Blackad Bookshelf: Don't Make Me Think, by Steve Krug

Written by Alan Black

Steve Krug’s Don’t Make Me Think was first published in 2000, but his examination of web usability is still remarkably relevant. The web has changed a lot since 2000 – it’s now faster, swooshier and more densely populated by cats – but the fundamentals of how we use it are the same.

Kill the question marks

Users hate doubt, so use clear, descriptive text for the navigation – in most cases, basic instructions aren’t the place to play guessing games. Always think simpler – for instance, Krug berates the bookstore websites that use ‘Quick search’ and make you choose to 'search by title, author, or keyword'. He then looks at Amazon, which only has one search box, called ‘Search’. And look where that got Amazon.

We don't read. We scan. 

You’re passionate about your product. You’ve got the best laser-cut chromium-plated, hand-finished dog brushes in the world. You could write about them for hours.

But please don’t.

Because most of the time, users scan the copy instead of reading every word. So get to the point quickly, and make sure you write in a way that can be easily scanned. And it’s not just your writing that should be split into obvious chunks – the whole design needs to conform to a visual hierarchy: make clickable things big and obvious, show people where they are, and don’t mess about too much with the basic conventions of web design.

Use billboard design 

Steve Krug’s top tip: imagine users driving past your website at 70mph. If they can’t understand and use your site in the short time they have to spend on it, they’ll be gone. So make it clean, fast, and interesting.

Remove needless words 

Cut the copy by half. Then cut it by half again, and you have the right number of words. Be ruthless. We like this one – it’s all about getting to that golden quarter of perfectly distilled copy. (And yes, it’s true that we sometimes want lots of detail, but that’s another story.)

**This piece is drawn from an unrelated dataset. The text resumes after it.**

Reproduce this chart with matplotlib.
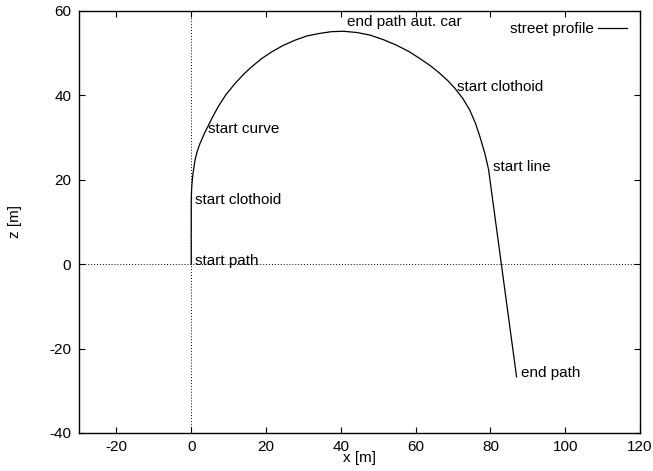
import matplotlib
matplotlib.use("Agg")
import matplotlib.pyplot as plt
from matplotlib.ticker import MultipleLocator

plt.rcParams["font.family"] = ["Liberation Sans", "DejaVu Sans"]
plt.rcParams["font.size"] = 11
plt.rcParams["axes.unicode_minus"] = False

# Street profile: sampled (x, z) positions along the path in metres
path_x = [0.0, 0.0, 0.05, 0.15, 0.3, 0.5, 0.75, 1.0, 1.6, 2.35, 3.7, 5.5,
          7.2, 9.3, 11.7, 14.0, 16.2, 18.8, 21.5, 24.5, 27.8, 31.0, 34.4,
          37.5, 40.7, 44.3, 47.8, 51.4, 54.9, 58.2, 61.2, 64.0, 66.5, 68.6,
          70.5, 72.6, 74.5, 76.0, 77.2, 78.5, 79.5, 87.0]
path_z = [0.0, 14.5, 16.5, 18.3, 20.0, 21.6, 23.1, 24.6, 26.7, 28.6, 31.3,
          34.5, 37.3, 40.2, 42.8, 45.0, 46.8, 48.7, 50.3, 51.8, 53.1, 54.1,
          54.7, 55.1, 55.2, 54.9, 54.3, 53.2, 51.9, 50.4, 48.7, 47.0, 45.2,
          43.5, 41.7, 39.3, 36.5, 33.4, 30.2, 26.3, 22.5, -26.7]

# Annotations along the path (text anchor: left edge, vertical centre)
label_text = ["start path", "start clothoid", "start curve",
              "end path aut. car", "start clothoid", "start line", "end path"]
label_x = [1.0, 1.0, 4.5, 41.7, 71.0, 80.6, 88.2]
label_z = [0.8, 15.2, 32.0, 57.3, 42.0, 23.1, -25.9]

x_limits = (-30, 120)
z_limits = (-40, 60)
tick_step = 20

fig = plt.figure(figsize=(6.53, 4.71), dpi=100)
ax = fig.add_axes([79 / 653, 38 / 471, 561 / 653, 422 / 471])

# zero axes
ax.axhline(0, color="black", lw=0.7, ls=(0, (1, 2)), zorder=1)
ax.axvline(0, color="black", lw=0.7, ls=(0, (1, 2)), zorder=1)

ax.plot(path_x, path_z, color="black", lw=0.9, label="street profile", zorder=3)

for txt, lx, lz in zip(label_text, label_x, label_z):
    ax.text(lx, lz, txt, ha="left", va="center", fontsize=11, zorder=4)

ax.set_xlim(*x_limits)
ax.set_ylim(*z_limits)
ax.xaxis.set_major_locator(MultipleLocator(tick_step))
ax.yaxis.set_major_locator(MultipleLocator(tick_step))
ax.tick_params(direction="in", top=True, right=True, length=4.3, width=0.8,
               labelsize=11)
ax.tick_params(axis="y", pad=5.5)
ax.tick_params(axis="x", pad=5.0)
for sp in ax.spines.values():
    sp.set_linewidth(1.0)

ax.set_xlabel("x [m]", fontsize=11)
ax.xaxis.set_label_coords(0.5, -0.059)
ax.xaxis.label.set_verticalalignment("center")
ax.set_ylabel("z [m]", fontsize=11)
ax.yaxis.set_label_coords(-0.114, 0.5)
ax.yaxis.label.set_verticalalignment("center")

ax.legend(loc="center right", bbox_to_anchor=(0.976, 0.9566), frameon=False,
          markerfirst=False, borderpad=0, borderaxespad=0, handlelength=1.86,
          handletextpad=0.3, fontsize=11)

fig.savefig("out.png", dpi=100)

Opinions are a waste of time

‘Let’s put a carousel on the homepage’ someone says. You hate carousels. But your marketing person loves them. You fight until someone pulls rank and pushes through whatever they think is the right choice.

The problem with most arguments about web design is this: they’re based on assumptions and personal preferences, rather than usability testing. Steve’s guide to testing is excellent – mainly for pointing out that lots of people will test for things that don’t really make a difference, ignoring the glaring problems that really do need testing. For instance, the colour of the navigation bar makes no difference if your users have no idea what the site is about.

But testing isn't everything 

He’s also very clear: no amount of usability testing gives you absolute proof that one thing works better than another. The results from a test can only ever guide your decision, along with your experience, judgement and common sense.


So did you scan to the bottom for this roundup bit at the end? Did you just scan the headers? Then you’re behaving exactly as you should. It’s been designed that way. Now go get the book. Or read this post properly, for the bits about cats and lasers.